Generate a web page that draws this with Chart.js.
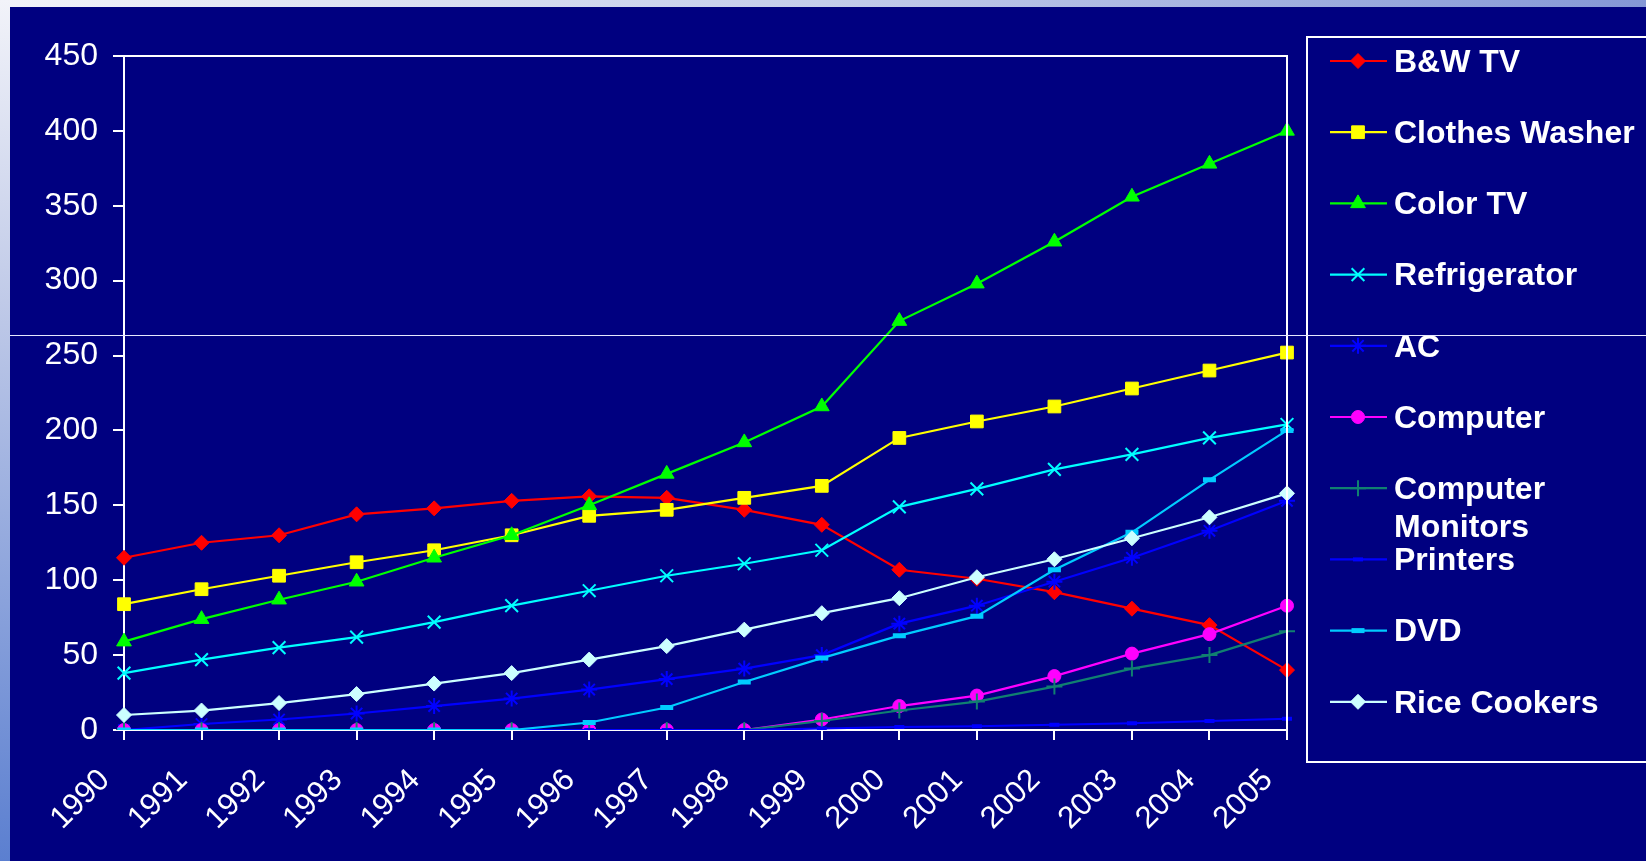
<!DOCTYPE html>
<html>
<head>
<meta charset="utf-8">
<script src="https://cdn.jsdelivr.net/npm/chart.js@4.4.1/dist/chart.umd.min.js"></script>
<style>
  html, body { margin: 0; padding: 0; width: 1646px; height: 861px; overflow: hidden; background: #000080; }
  #topStrip { position: absolute; left: 0; top: 0; width: 1646px; height: 7px;
    background: linear-gradient(to right, #f2f3f9, #c4cdea 50%, #8497d6); }
  #leftStrip { position: absolute; left: 0; top: 0; width: 10px; height: 861px;
    background: linear-gradient(to bottom, #f2f3f9, #c0cae8 35%, #5b7fd0); }
  #wrap { position: absolute; left: 0; top: 0; width: 1646px; height: 861px; }
  #hline { position: absolute; left: 10px; top: 335px; width: 1636px; height: 1px; background: #e6e8ff; }
</style>
</head>
<body>
<div id="topStrip"></div>
<div id="leftStrip"></div>
<div id="wrap"><canvas id="c"></canvas></div>
<div id="hline"></div>
<script>
// ---- data ----
const years = ['1990','1991','1992','1993','1994','1995','1996','1997','1998','1999','2000','2001','2002','2003','2004','2005'];
const bwTV            = [115, 125, 130, 144, 148, 153, 156, 155, 147, 137, 107, 101, 92, 81, 70, 40];
const clothesWasher   = [84, 94, 103, 112, 120, 130, 143, 147, 155, 163, 195, 206, 216, 228, 240, 252];
const colorTV         = [59, 74, 87, 99, 115, 130, 150, 171, 192, 216, 273, 298, 326, 356, 378, 400];
const refrigerator    = [38, 47, 55, 62, 72, 83, 93, 103, 111, 120, 149, 161, 174, 184, 195, 204];
const ac              = [0, 4, 7, 11, 16, 21, 27, 34, 41, 50, 71, 83, 99, 115, 133, 153];
const computer        = [0, 0, 0, 0, 0, 0, 0, 0, 0, 7, 16, 23, 36, 51, 64, 83];
const computerMonitors= [0, 0, 0, 0, 0, 0, 0, 0, 0, 6, 13, 19, 29, 41, 50, 66];
const printers        = [0, 0, 0, 0, 0, 0, 0, 0, 0, 1, 2, 2.5, 3.5, 4.5, 6, 7.5];
const dvd             = [0, 0, 0, 0, 0, 0, 5, 15, 32, 48, 63, 76, 107, 132, 167, 200];
const riceCookers     = [10, 13, 18, 24, 31, 38, 47, 56, 67, 78, 88, 102, 114, 128, 142, 158];
const seriesLabels = ['B&W TV','Clothes Washer','Color TV','Refrigerator','AC','Computer','Computer Monitors','Printers','DVD','Rice Cookers'];
const legendLines  = [['B&W TV'],['Clothes Washer'],['Color TV'],['Refrigerator'],['AC'],['Computer'],['Computer','Monitors'],['Printers'],['DVD'],['Rice Cookers']];
const yMin = 0, yMax = 450, yStep = 50;

// ---- styles ----
const FONT = '"Liberation Sans", Arial, Helvetica, sans-serif';
const styles = [
  { color: '#FF0000', style: 'rectRot', r: 7.5, bw: 1 },
  { color: '#FFFF00', style: 'rect', r: 9, bw: 1 },
  { color: '#00FF00', style: 'triangle', r: 8.5, bw: 1 },
  { color: '#00FFFF', style: 'crossRot', r: 9, bw: 2 },
  { color: '#0000FF', style: 'star', r: 8, bw: 2 },
  { color: '#FF00FF', style: 'circle', r: 6.5, bw: 1 },
  { color: '#108070', style: 'cross', r: 8, bw: 2 },
  { color: '#0000FF', style: 'line', r: 5, bw: 4 },
  { color: '#00CCFF', style: 'line', r: 6.5, bw: 5 },
  { color: '#CCFFFF', style: 'rectRot', r: 7.5, bw: 1 }
];
const values = [bwTV, clothesWasher, colorTV, refrigerator, ac, computer, computerMonitors, printers, dvd, riceCookers];

const datasets = values.map((v, i) => ({
  label: seriesLabels[i],
  data: v,
  borderColor: styles[i].color,
  backgroundColor: styles[i].color,
  pointBackgroundColor: styles[i].color,
  pointBorderColor: styles[i].color,
  pointStyle: styles[i].style,
  pointRadius: styles[i].r,
  pointHoverRadius: styles[i].r,
  pointBorderWidth: styles[i].bw,
  borderWidth: 2.2,
  tension: 0,
  fill: false,
  order: values.length - i
}));

const frame = {
  id: 'frame',
  afterDraw(chart) {
    const { ctx, chartArea: a } = chart;
    ctx.save();
    ctx.strokeStyle = '#FFFFFF';
    ctx.lineWidth = 2;
    ctx.beginPath();
    ctx.moveTo(a.left, a.top);
    ctx.lineTo(a.right, a.top);
    ctx.lineTo(a.right, a.bottom);
    ctx.stroke();
    ctx.restore();
  }
};

const legendBox = {
  id: 'legendBox',
  afterDraw(chart) {
    const ctx = chart.ctx;
    ctx.save();
    ctx.strokeStyle = '#FFFFFF';
    ctx.lineWidth = 2;
    ctx.strokeRect(1307, 37, 400, 725);
    const y0 = 61, dy = 71.2;
    chart.data.datasets.forEach((ds, i) => {
      const y = y0 + i * dy;
      ctx.strokeStyle = ds.borderColor;
      ctx.lineWidth = 2.2;
      ctx.beginPath();
      ctx.moveTo(1330, y);
      ctx.lineTo(1387, y);
      ctx.stroke();
      ctx.fillStyle = ds.pointBackgroundColor;
      ctx.strokeStyle = ds.pointBorderColor;
      ctx.lineWidth = ds.pointBorderWidth;
      Chart.helpers.drawPoint(ctx, { pointStyle: ds.pointStyle, radius: ds.pointRadius, rotation: 0, borderWidth: ds.pointBorderWidth }, 1358, y);
      ctx.fillStyle = '#FFFFFF';
      ctx.font = 'bold 32px ' + FONT;
      ctx.textBaseline = 'middle';
      ctx.textAlign = 'left';
      legendLines[i].forEach((t, k) => ctx.fillText(t, 1394, y + 2 + k * 38));
    });
    ctx.restore();
  }
};

new Chart(document.getElementById('c'), {
  type: 'line',
  data: { labels: years, datasets },
  options: {
    responsive: true,
    maintainAspectRatio: false,
    animation: false,
    layout: { padding: { left: 0, top: 56, right: 359, bottom: 0 } },
    plugins: { legend: { display: false }, tooltip: { enabled: false }, title: { display: false } },
    scales: {
      x: {
        type: 'category',
        offset: false,
        afterFit: s => { s.height = 131; },
        grid: { display: true, drawOnChartArea: false, drawTicks: true, tickLength: 10, color: '#FFFFFF', lineWidth: 2 },
        border: { display: true, color: '#FFFFFF', width: 2 },
        ticks: { color: '#FFFFFF', font: { family: FONT, size: 31 }, maxRotation: 45, minRotation: 45, autoSkip: false, padding: 22, labelOffset: -19 }
      },
      y: {
        min: yMin, max: yMax,
        afterFit: s => { s.width = 124; },
        grid: { display: true, drawOnChartArea: false, drawTicks: true, tickLength: 11, color: '#FFFFFF', lineWidth: 2 },
        border: { display: true, color: '#FFFFFF', width: 2 },
        ticks: { stepSize: yStep, color: '#FFFFFF', font: { family: FONT, size: 32 }, padding: 15 }
      }
    }
  },
  plugins: [frame, legendBox]
});
</script>
</body>
</html>
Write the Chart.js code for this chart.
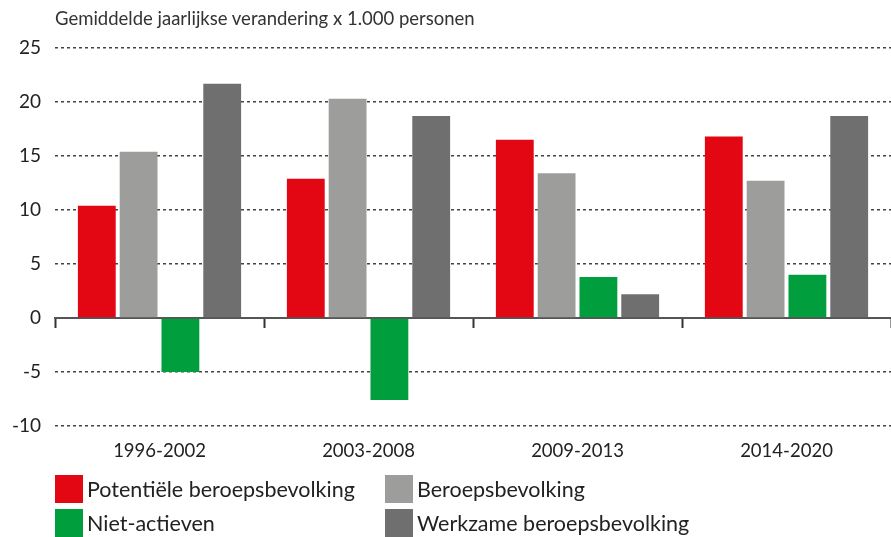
<!DOCTYPE html>
<html>
<head>
<meta charset="utf-8">
<script src="https://cdn.jsdelivr.net/npm/chart.js@4"></script>
<style>
    body { margin: 0; background: #fff; font-family: Lato, "Open Sans", sans-serif; color: #222; }
    #wrap { position: relative; width: 891px; height: 537px; }
    #title { position: absolute; left: 55px; top: 7px; font-size: 18.5px; color: #333; white-space: nowrap; }
    .leg { position: absolute; font-size: 21.5px; color: #222; line-height: 28px; white-space: nowrap; }
    .leg span { display: inline-block; width: 28px; height: 28px; vertical-align: top; margin-right: 4px; }
</style>
</head>
<body>
<div id="wrap">
    <canvas id="chart" width="891" height="537"></canvas>
    <div id="title">Gemiddelde jaarlijkse verandering x 1.000 personen</div>
    <div id="legend"></div>
</div>
<script>
const periods = ['1996-2002', '2003-2008', '2009-2013', '2014-2020'];
const potentieel = [10.4, 12.9, 16.5, 16.8];
const beroeps = [15.4, 20.3, 13.4, 12.7];
const nietActief = [-5.0, -7.6, 3.8, 4.0];
const werkzaam = [21.7, 18.7, 2.2, 18.7];
const yTicks = [-10, -5, 0, 5, 10, 15, 20, 25];

const series = [
    { label: 'Potentiële beroepsbevolking', data: potentieel, color: '#E30613' },
    { label: 'Beroepsbevolking', data: beroeps, color: '#9D9D9C' },
    { label: 'Niet-actieven', data: nietActief, color: '#009E3D' },
    { label: 'Werkzame beroepsbevolking', data: werkzaam, color: '#706F6F' }
];

// legend in two columns, like the original
const legendPos = [[55, 475], [385, 475], [55, 509], [385, 509]];
const legendEl = document.getElementById('legend');
series.forEach((s, i) => {
    const d = document.createElement('div');
    d.className = 'leg';
    d.style.left = legendPos[i][0] + 'px';
    d.style.top = legendPos[i][1] + 'px';
    d.innerHTML = '<span style="background:' + s.color + '"></span>' + s.label;
    legendEl.appendChild(d);
});

const ctx = document.getElementById('chart');

const chart = new Chart(ctx, {
    type: 'bar',
    data: {
        labels: periods,
        datasets: series.map(s => ({
            label: s.label,
            data: s.data,
            backgroundColor: s.color,
            borderWidth: 0,
            categoryPercentage: 0.8,
            barPercentage: 0.905
        }))
    },
    options: {
        responsive: false,
        animation: false,
        layout: {
            padding: { top: 48, right: 0, bottom: 66, left: 0 }
        },
        scales: {
            x: {
                grid: { display: false, drawTicks: false },
                border: { display: false },
                ticks: {
                    color: '#222',
                    padding: 14,
                    font: { family: 'Lato', size: 18.5 }
                },
                afterFit: function (scale) {
                    scale.height = 45;
                }
            },
            x2: {
                type: 'category',
                position: { y: 0 },
                offset: true,
                grid: {
                    display: true,
                    offset: true,
                    drawOnChartArea: false,
                    drawTicks: true,
                    tickLength: 9,
                    tickColor: '#333',
                    tickWidth: 2
                },
                border: { display: true, color: '#555', width: 2 },
                ticks: { display: false }
            },
            y: {
                min: -10,
                max: 25,
                afterBuildTicks: function (scale) {
                    scale.ticks = yTicks.map(v => ({ value: v }));
                },
                grid: {
                    drawTicks: false,
                    lineWidth: 1.5,
                    color: function (c) {
                        return c.tick && c.tick.value === 0 ? 'rgba(0,0,0,0)' : '#444';
                    }
                },
                border: {
                    display: false,
                    dash: [3, 3]
                },
                ticks: {
                    color: '#222',
                    padding: 14,
                    font: { family: 'Lato', size: 19 }
                },
                afterFit: function (scale) {
                    scale.width = 55;
                }
            }
        },
        plugins: {
            legend: { display: false },
            tooltip: { enabled: false }
        }
    }
});
</script>
</body>
</html>
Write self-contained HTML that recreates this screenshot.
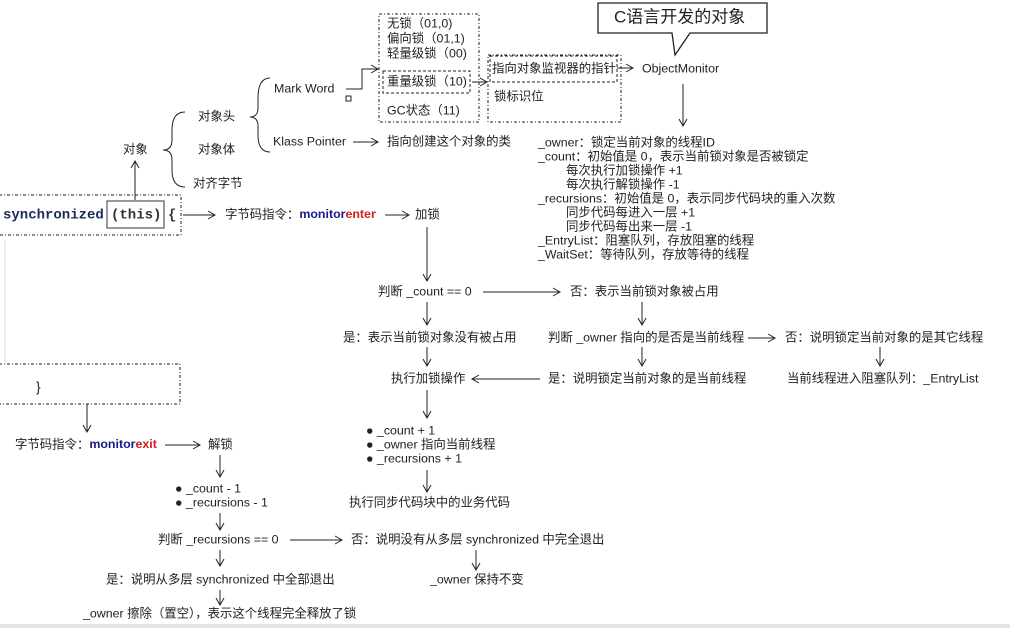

================================

Extract every line from the records above that contains the word "this".

§ Complete response
Generate a web page that draws this with Chart.js.
Write the Chart.js code for this chart.
Write self-contained HTML that recreates this screenshot.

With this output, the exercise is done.